Many houses in Brown and Door County have Walloon flags. People are very proud of their heritage.
Kelly: "There is kind of a sense of this language is going to die and there is nothing that can be done about it. So what we are trying to do is to show people that there are things that we can do to keep the language around in some way. The premier is one way of doing that. We are trying to dream big at the same time and think about the long term. Could it be possible to revitalize this language? Can we partner with the Belgian Heritage Center and local schools to get the kids to visit this exhibit? Can we interest the kids in this part of their heritage? If yes, can we create an education programs? Maybe start with a small summer camp where high schoolers would be doing an intensive language learning program. These are hypothetical. We want to let the community know that these are possibilities. We don't necessarily have to think of Wisconsin Walloon as a language that will die. That sort of models and tools have worked well in other communities. We do not have any reason to think it wouldn't work here."

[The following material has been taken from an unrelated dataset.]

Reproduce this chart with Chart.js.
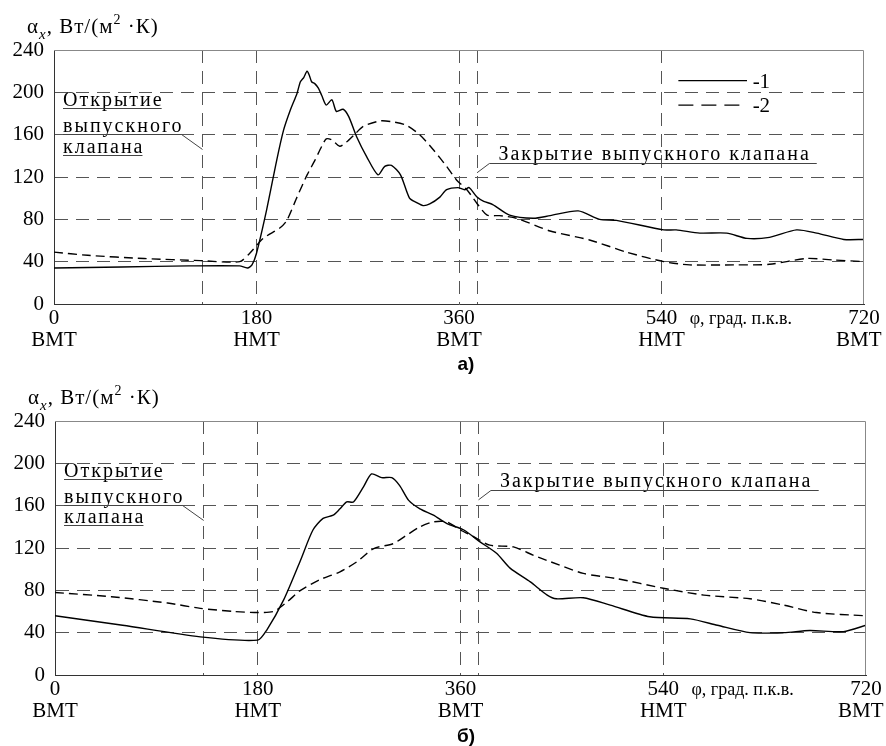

Kelly: "They can email us at email@example.com. We need help with translations. We are amassing audio and video of people speaking Walloon. We are going to need help translating all of that. We could use help from anyone, anywhere, even if they are Belgian Walloon speakers because they can understand each other pretty well. The Walloon speakers here in Wisconsin will occasionally travel to Belgium and meet some of their long lost cousins and second cousins. They can converse with them in Walloon and understand each other just fine."
Kelly reviewing some the suggestion to spell Walloon word with a Walloon Speaker.
Kelly: "In all the work that we are doing, we are trying to make sure that everything we do is supported by the community. We really want the book project and the creation of the written language to involve the community. Because it is their language, it is not our language and it is not our heritage. We do not want to be imposing anything. We want to make sure that everything feels like it is theirs at the end."